Un geste de distinction sociale
Les objets du quotidien, aussi anodins soient-ils, participent aux logiques de distinction. Le nettoyage des vitres est une pratique qui ne se distribue pas de manière uniforme dans la société : si, dans les classes populaires, il est une activité domestique ordinaire, dans les classes supérieures, il est délégué à des employés de maison ou à des sociétés de nettoyage. Pierre Bourdieu (La Distinction) montre que les pratiques domestiques sont le reflet d’un habitus de classe : le soin accordé à l’apparence du foyer, et donc à la propreté des vitres, ne signifie pas la même chose selon qu’on l’exécute soi-même ou qu’on le fait faire. La raclette devient alors un marqueur silencieux des hiérarchies sociales, autant qu’un objet du labeur invisible.
La raclette comme rituel
Derrière sa fonction pragmatique, la raclette à vitres renferme une gestuelle quasi chorégraphique. Le mouvement répétitif qui chasse l’eau, le bruit du caoutchouc sur le verre ou sur le tissu, tout cela participe d’une mise en ordre rythmique du monde. Lévi-Strauss (La Pensée sauvage) observe que les objets techniques, loin d’être purement utilitaires, s’inscrivent dans des logiques symboliques et culturelles. Ce que l’on efface avec la raclette, ce n’est pas seulement une trace, c’est une perturbation de l’harmonie domestique. Gaston Bachelard (L’Eau et les rêves) souligne le rapport fascinant que l’homme entretient avec l’eau et sa maîtrise : la raclette, en ordonnant le flux, transforme une matière indocile en surface lisse et définitive. Dans cette répétition de l’acte domestique, Georges Perec (Les Choses) aurait vu l’incarnation du banal, du geste anonyme et répété qui façonne le quotidien tout en s’effaçant dans l’ordinaire.

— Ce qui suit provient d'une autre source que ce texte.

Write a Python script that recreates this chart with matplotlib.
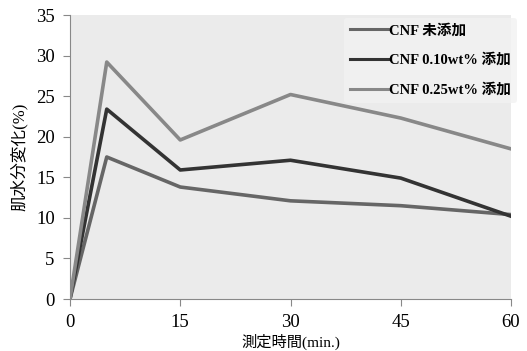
import matplotlib
matplotlib.use("Agg")
import matplotlib.pyplot as plt

plt.rcParams['font.family'] = ['Liberation Serif', 'Noto Sans CJK JP', 'DejaVu Sans']

times = [0, 5, 15, 30, 45, 60]
cnf_none = [0, 17.5, 13.8, 12.1, 11.5, 10.4]
cnf_010 = [0, 23.4, 15.9, 17.1, 14.9, 10.2]
cnf_025 = [0, 29.2, 19.6, 25.2, 22.3, 18.5]
labels = ['CNF 未添加', 'CNF 0.10wt% 添加', 'CNF 0.25wt% 添加']
xticks = [0, 15, 30, 45, 60]
yticks = [0, 5, 10, 15, 20, 25, 30, 35]

fig = plt.figure(figsize=(5.27, 3.51), dpi=100)
ax = fig.add_axes([70/527, 1-299/351, 441/527, 284/351])
ax.set_facecolor('#ebebeb')

ax.plot(times, cnf_none, color='#666666', lw=2.6, label=labels[0])
ax.plot(times, cnf_010, color='#333333', lw=2.6, label=labels[1])
ax.plot(times, cnf_025, color='#888888', lw=2.6, label=labels[2])

ax.set_xlim(0, 60)
ax.set_ylim(0, 35)
ax.set_xticks(xticks)
ax.set_yticks(yticks)
for s in ['top', 'right']:
    ax.spines[s].set_visible(False)
for s in ['left', 'bottom']:
    ax.spines[s].set_color('#888888')
ax.tick_params(direction='out', length=5, color='#888888', labelsize=13.5, pad=6)
ax.set_xlabel('測定時間(min.)', fontsize=11, labelpad=2)
ax.set_ylabel('肌水分変化(%)', fontsize=12, labelpad=6)

leg = ax.legend(loc='upper right', bbox_to_anchor=(1.02, 1.0), frameon=True, fontsize=10.5,
                handlelength=2.6, labelspacing=1.1, borderaxespad=0.2, handletextpad=0.1)
leg.get_frame().set_facecolor('#f2f2f2')
leg.get_frame().set_edgecolor('none')
for line in leg.get_lines():
    line.set_linewidth(2.2)
for t in leg.get_texts():
    t.set_fontweight('semibold')

fig.savefig('out.png', dpi=100)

« Objet tautologique, elle ne sert qu’à maintenir une absence : absence de traces, absence de matière, absence de désordre »
Le mythe de la surface parfaite
L’idéal du propre et du lisse repose sur une illusion, un simulacre qui efface la matérialité au profit de l’image. Une vitre parfaitement nettoyée devient invisible, elle cesse d’être perçue comme un objet concret, se fondant dans une esthétique de la transparence qui masque sa propre présence. Roland Barthes, dans Mythologies, aurait décelé dans la raclette un objet porteur d’un mythe moderne : celui de la disparition de la matière au service d’un effet visuel pur. Ce processus, où la vitre ne se voit plus, ne serait-il pas une forme de simulation selon Baudrillard, où l’apparence efface l’essence ? Ainsi, la raclette devient l’instrument d’une esthétique du déni, qui, comme le décrit Gilles Lipovetsky dans L’Esthétique de la disparition, prolonge l’idéal contemporain du minimalisme et de l’effacement. Paradoxalement, cette obsession du propre ne vise pas à rendre visible, mais à faire disparaître, à simuler un monde où la matière se dissout dans l’image.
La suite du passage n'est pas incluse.